Europe et identités des peuples
Les identités troublées des Européens, par Thomas Ferenczi LE MONDE | 19.06.08 | 13h40
près le double non de la France et des Pays-Bas au projet de Constitution
européenne, le rejet par l'Irlande du traité de Lisbonne montre, une fois de plus, qu'une large partie des opinions publiques se méfie de l'Europe. Certes les peuples n'ont pas voté contre l'idée
européenne mais contre une réforme des institutions qu'ils jugeaient au mieux incompréhensible, au pis dangereuse. Il n'empêche qu'au-delà du texte qui leur était soumis ils ont surtout exprimé,
à en juger par les débats des campagnes référendaires, leur refus de l'Europe telle qu'elle est, ou telle qu'ils la perçoivent.
Il est vrai que trois référendums négatifs ne permettent pas d'affirmer qu'une majorité d'Européens sont désormais hostiles à l'Union. Mais on sait bien que la plupart des pays qui ont opté pour une procédure parlementaire ont voulu éviter, par crainte d'un échec, l'épreuve d'une consultation populaire. On sait aussi que partout sur le Vieux Continent montent des forces qui contestent les orientations de la construction européenne. Il est aujourd'hui difficile de nier que l'Europe se heurte à une opposition croissante dans un grand nombre de pays.
Olivier Rozenberg, chercheur au Centre d'études de la vie politique française (Cevipof), rappelle, dans Les Résistances à l'Europe (Justine Lacroix et Ramona Coman, Université de Bruxelles, 2007), qu'en France le projet européen est la cible de quatre idéologies critiques. La première est l'europhobie d'extrême droite, fondée sur la défense d'un "nationalisme fermé" qui entretient notamment la peur de l'immigration et de l'islamisation. La deuxième est le souverainisme républicain qui, à droite comme à gauche, défend la nation comme lieu exclusif de la démocratie. La troisième est, selon l'auteur, le "localisme ruraliste", qui combat l'Europe au nom de la région ou du village.

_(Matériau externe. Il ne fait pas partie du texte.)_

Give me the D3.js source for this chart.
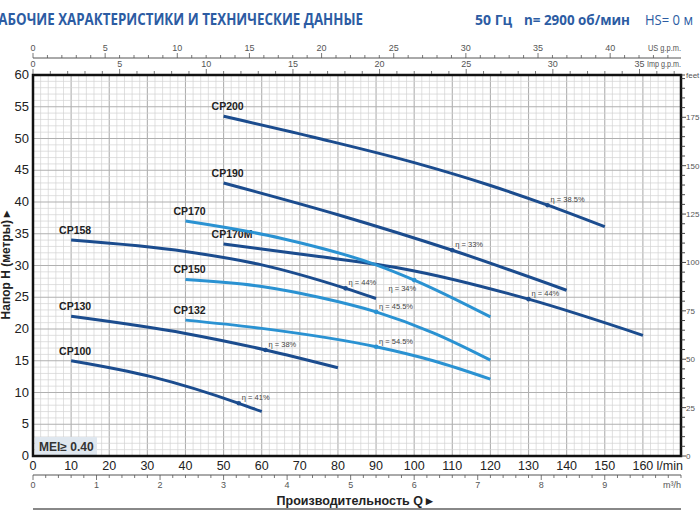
<!DOCTYPE html>
<html>
<head>
<meta charset="utf-8">
<script src="https://cdn.jsdelivr.net/npm/d3@7"></script>
<style>
  body { margin: 0; background: #fff; }
  svg { display: block; }
  text { font-family: "Liberation Sans Narrow", "Liberation Sans", Arial, sans-serif; }
</style>
</head>
<body>
<script>
// curves: [Q l/min, H m]
var cp200 = [[50, 53.5], [75, 50.0], [100, 46.2], [120, 42.6], [135, 39.5], [150, 36.1]];
var cp190 = [[50, 43.0], [80, 38.0], [110, 32.4], [140, 26.1]];
var cp170m = [[50, 33.4], [75, 31.4], [97, 29.5], [130, 24.7], [160, 19.0]];
var cp170 = [[40, 37.0], [65, 34.3], [90, 30.1], [100, 27.7], [120, 21.9]];
var cp158 = [[10, 34.0], [40, 32.2], [60, 30.1], [82, 26.4], [90, 24.8]];
var cp150 = [[40, 27.8], [60, 26.7], [75, 25.0], [90, 22.7], [105, 19.4], [120, 15.1]];
var cp132 = [[40, 21.4], [60, 20.1], [90, 17.2], [105, 15.0], [120, 12.1]];
var cp130 = [[10, 22.0], [40, 19.3], [61, 16.7], [80, 13.9]];
var cp100 = [[10, 15.0], [31, 12.5], [54, 8.3], [60, 7.0]];

var names = ["CP200", "CP190", "CP170M", "CP170", "CP158", "CP150", "CP132", "CP130", "CP100"];
var series = [cp200, cp190, cp170m, cp170, cp158, cp150, cp132, cp130, cp100];
var light = ["CP170", "CP150", "CP132"];

// efficiency points: Q where marked, eta text
var etaQ = [135, 110, 130, 100, 82, 90, 90, 61, 54];
var etaText = ["38.5%", "33%", "44%", "34%", "44%", "45.5%", "54.5%", "38%", "41%"];

var qTicks = [0, 10, 20, 30, 40, 50, 60, 70, 80, 90, 100, 110, 120, 130, 140, 150, 160];
var hTicks = [0, 5, 10, 15, 20, 25, 30, 35, 40, 45, 50, 55, 60];
var feetTicks = [0, 25, 50, 75, 100, 125, 150, 175];
var usTicks = [0, 5, 10, 15, 20, 25, 30, 35, 40];
var impTicks = [0, 5, 10, 15, 20, 25, 30, 35];
var m3Ticks = [0, 1, 2, 3, 4, 5, 6, 7, 8, 9];

var w = 700, h = 525;
var pL = 33, pR = 681, pT = 75, pB = 456;
var dark = "#1b4c8e", lightBlue = "#2a92d2", titleBlue = "#2c5ca3";

var svg = d3.select("body").append("svg")
            .attr("width", w)
            .attr("height", h);

var x = d3.scaleLinear().domain([0, 170]).range([pL, pR]);
var y = d3.scaleLinear().domain([0, 60]).range([pB, pT]);
var yFeet = d3.scaleLinear().domain([0, 60 * 3.28084]).range([pB, pT]);
var xUs = d3.scaleLinear().domain([0, 170 / 3.78541]).range([pL, pR]);
var xImp = d3.scaleLinear().domain([0, 170 / 4.54609]).range([pL, pR]);
var xM3 = d3.scaleLinear().domain([0, 170 * 0.06]).range([pL, pR]);

// grid
var grid = svg.append("g");
grid.selectAll("line.v")
    .data(d3.range(0, 171, 2))
    .enter().append("line")
    .attr("class", "v")
    .attr("x1", d => x(d)).attr("x2", d => x(d))
    .attr("y1", pT).attr("y2", pB)
    .attr("stroke", d => d % 10 == 0 ? "#b0b0b0" : "#d2d2d2")
    .attr("stroke-width", d => d % 10 == 0 ? 1.1 : 0.7);
grid.selectAll("line.h")
    .data(d3.range(0, 61, 1))
    .enter().append("line")
    .attr("class", "h")
    .attr("x1", pL).attr("x2", pR)
    .attr("y1", d => y(d)).attr("y2", d => y(d))
    .attr("stroke", d => d % 5 == 0 ? "#b0b0b0" : "#d2d2d2")
    .attr("stroke-width", d => d % 5 == 0 ? 1.1 : 0.7);

// MEI box
svg.append("rect")
    .attr("x", pL + 2).attr("y", 437)
    .attr("width", 62).attr("height", 18)
    .attr("fill", "#dfe7ef");
svg.append("text")
    .attr("x", pL + 6).attr("y", 451)
    .attr("font-size", 12).attr("font-weight", "bold")
    .attr("fill", "#333")
    .style("font-family", "'Liberation Sans', Arial, sans-serif")
    .text("MEI\u2265 0.40");

// curves
var line = d3.line()
             .x(d => x(d[0]))
             .y(d => y(d[1]))
             .curve(d3.curveMonotoneX);

var curves = svg.append("g");
series.forEach(function(s, i) {
    var col = light.indexOf(names[i]) >= 0 ? lightBlue : dark;
    curves.append("path")
          .attr("d", line(s))
          .attr("fill", "none")
          .attr("stroke", col)
          .attr("stroke-width", 3);

    curves.append("text")
          .attr("x", x(s[0][0]) - 12)
          .attr("y", y(s[0][1]) - 6)
          .attr("font-size", 10.5).attr("font-weight", "bold")
          .attr("fill", "#222")
          .text(names[i]);

    var p = s.filter(d => d[0] == etaQ[i])[0];
    curves.append("circle")
          .attr("cx", x(p[0])).attr("cy", y(p[1]))
          .attr("r", 2.3)
          .attr("fill", col);
    var below = names[i] == "CP170";
    curves.append("text")
          .attr("x", below ? x(p[0]) + 2 : x(p[0]) + 3)
          .attr("y", below ? y(p[1]) + 11 : y(p[1]) - 3)
          .attr("text-anchor", below ? "end" : "start")
          .attr("font-size", 7.5)
          .attr("fill", "#444")
          .text("\u03b7 = " + etaText[i]);
});

// plot frame
svg.append("rect")
    .attr("x", pL).attr("y", pT)
    .attr("width", pR - pL).attr("height", pB - pT)
    .attr("fill", "none")
    .attr("stroke", "#111")
    .attr("stroke-width", 2.5);

// left axis labels
svg.append("g").selectAll("text")
    .data(hTicks).enter().append("text")
    .attr("x", pL - 4).attr("y", d => y(d) + 4)
    .attr("text-anchor", "end")
    .attr("font-size", 13)
    .attr("fill", "#222")
    .text(d => d);

// bottom l/min labels
svg.append("g").selectAll("text")
    .data(qTicks).enter().append("text")
    .attr("x", d => x(d)).attr("y", pB + 14)
    .attr("text-anchor", "middle")
    .attr("font-size", 12.5)
    .attr("fill", "#222")
    .text(d => d);
svg.append("text")
    .attr("x", pR + 2).attr("y", pB + 14)
    .attr("text-anchor", "end")
    .attr("font-size", 12.5)
    .attr("fill", "#222")
    .text("l/min");

// small axis helper: ticks every step, labels at major values
function smallAxis(scale, maxVal, step, dir, base, labels) {
    var g = svg.append("g");
    g.selectAll("line")
     .data(d3.range(0, maxVal + 0.0001, step))
     .enter().append("line")
     .attr("x1", d => scale(d)).attr("x2", d => scale(d))
     .attr("y1", base)
     .attr("y2", function(d) {
         var major = labels.some(l => Math.abs(l - d) < 1e-6);
         return base + dir * (major ? 5 : 3);
     })
     .attr("stroke", "#555").attr("stroke-width", 0.8);
    g.selectAll("text")
     .data(labels).enter().append("text")
     .attr("x", d => scale(d))
     .attr("y", dir < 0 ? base - 7 : base + 13)
     .attr("text-anchor", "middle")
     .attr("font-size", 9)
     .attr("fill", "#555")
     .text(d => d);
    return g;
}

// US g.p.m.
svg.append("line")
    .attr("x1", pL).attr("x2", pR)
    .attr("y1", 58).attr("y2", 58)
    .attr("stroke", "#555").attr("stroke-width", 1);
smallAxis(xUs, 44, 1, -1, 58, usTicks);
svg.append("text")
    .attr("x", pR - 33).attr("y", 51)
    .attr("textLength", 33).attr("lengthAdjust", "spacingAndGlyphs")
    .attr("font-size", 9).attr("fill", "#555")
    .text("US g.p.m.");

// Imp g.p.m.
smallAxis(xImp, 37, 1, -1, pT - 1, impTicks);
svg.append("text")
    .attr("x", pR - 34).attr("y", pT - 8)
    .attr("textLength", 34).attr("lengthAdjust", "spacingAndGlyphs")
    .attr("font-size", 9).attr("fill", "#555")
    .text("Imp g.p.m.");

// m3/h
svg.append("line")
    .attr("x1", pL).attr("x2", pR)
    .attr("y1", 475).attr("y2", 475)
    .attr("stroke", "#555").attr("stroke-width", 1);
smallAxis(xM3, 10.2, 0.2, 1, 475, m3Ticks);
svg.append("text")
    .attr("x", pR).attr("y", 488)
    .attr("text-anchor", "end")
    .attr("font-size", 9).attr("fill", "#555")
    .text("m\u00b3/h");

// right feet axis
var fg = svg.append("g");
fg.selectAll("line")
  .data(d3.range(0, 196, 5)).enter().append("line")
  .attr("x1", pR).attr("x2", d => pR + (d % 25 == 0 ? 5 : 4))
  .attr("y1", d => yFeet(d)).attr("y2", d => yFeet(d))
  .attr("stroke", "#333").attr("stroke-width", 0.9);
fg.append("line")
  .attr("x1", pR).attr("x2", pR + 4)
  .attr("y1", pT).attr("y2", pT)
  .attr("stroke", "#333").attr("stroke-width", 0.9);
fg.selectAll("text")
  .data(feetTicks).enter().append("text")
  .attr("x", pR + 5).attr("y", d => yFeet(d) + 3)
  .attr("font-size", 8).attr("fill", "#555")
  .text(d => d);
fg.append("text")
  .attr("x", pR + 5).attr("y", pT + 3)
  .attr("font-size", 8).attr("fill", "#555")
  .text("feet");

// axis titles
svg.append("text")
    .attr("transform", "translate(10,265) rotate(-90)")
    .attr("text-anchor", "middle")
    .attr("font-size", 12).attr("font-weight", "bold")
    .attr("fill", "#222")
    .style("font-family", "'Liberation Sans', Arial, sans-serif")
    .text("Напор H (метры) \u25b8");

svg.append("text")
    .attr("x", 355).attr("y", 505)
    .attr("text-anchor", "middle")
    .attr("font-size", 12.5).attr("font-weight", "bold")
    .attr("fill", "#222")
    .style("font-family", "'Liberation Sans', Arial, sans-serif")
    .text("Производительность Q  \u25b8");

svg.append("line")
    .attr("x1", pL).attr("x2", pR)
    .attr("y1", 509).attr("y2", 509)
    .attr("stroke", "#888").attr("stroke-width", 1.8);

// header
svg.append("text")
    .attr("x", -10).attr("y", 25)
    .attr("textLength", 373).attr("lengthAdjust", "spacingAndGlyphs")
    .attr("font-size", 15.5).attr("font-weight", "bold")
    .attr("fill", titleBlue)
    .style("font-family", "'Open Sans', sans-serif")
    .text("РАБОЧИЕ ХАРАКТЕРИСТИКИ И ТЕХНИЧЕСКИЕ ДАННЫЕ");

svg.append("text")
    .attr("x", 475).attr("y", 25)
    .attr("font-size", 14).attr("font-weight", "bold")
    .attr("fill", titleBlue)
    .style("font-family", "'Open Sans', sans-serif")
    .text("50 Гц");
svg.append("text")
    .attr("x", 524).attr("y", 25)
    .attr("textLength", 106).attr("lengthAdjust", "spacingAndGlyphs")
    .attr("font-size", 14).attr("font-weight", "bold")
    .attr("fill", titleBlue)
    .style("font-family", "'Open Sans', sans-serif")
    .text("n= 2900 об/мин");
svg.append("text")
    .attr("x", 645).attr("y", 25)
    .attr("textLength", 48).attr("lengthAdjust", "spacingAndGlyphs")
    .attr("font-size", 14)
    .attr("fill", titleBlue)
    .style("font-family", "'Open Sans', sans-serif")
    .text("HS= 0 м");
</script>
</body>
</html>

La quatrième est l'"antilibéralisme altermondialiste", qui récuse la logique de marchandisation.
Ces courants d'idées sont également présents, sous des formes variées, dans beaucoup de pays européens, où ils se conjuguent pour nourrir la suspicion à l'égard de l'Europe, accusée de sacrifier les intérêts des peuples. Ils ne développent pas le même argumentaire, n'obéissent pas aux mêmes convictions, ne s'appuient pas sur la même vision du monde, mais s'ils rencontrent, chacun à sa manière, un tel écho auprès d'une partie de la population, c'est bien que celle-ci est désorientée par la construction européenne et choisit de dire non pour exprimer son malaise.
Ce malaise a de multiples causes. On retiendra l'hypothèse de Paul Magnette, ancien directeur de l'Institut d'études européennes de l'Université libre de Bruxelles (ULB), devenu il y a six mois ministre belge du climat et de l'énergie, pour lequel l'Europe souffre aujourd'hui d'être "dans un entre-deux incertain" (Au nom des peuples, Cerf, 2006). Elle n'est pas et ne sera jamais un Etat, mais elle prétend en même temps dépasser les Etats. Bousculés dans leur relation à leur nation, les citoyens doivent apprendre à s'approprier cette organisation d'un type nouveau.
"De la déstabilisation de sa propre identité à la reconnaissance de l'autre, et de la reconnaissance mutuelle à la solidarité", explique l'auteur, le chemin est long et difficile. Paul Magnette va jusqu'à suggérer que cette transition est appelée à durer. Comme si les non successifs au projet de Constitution puis au traité de Lisbonne étaient des sortes de lapsus, une manière de "dire sans le dire" que les Européens n'aspirent pas vraiment à sortir de l'expérimentation continue.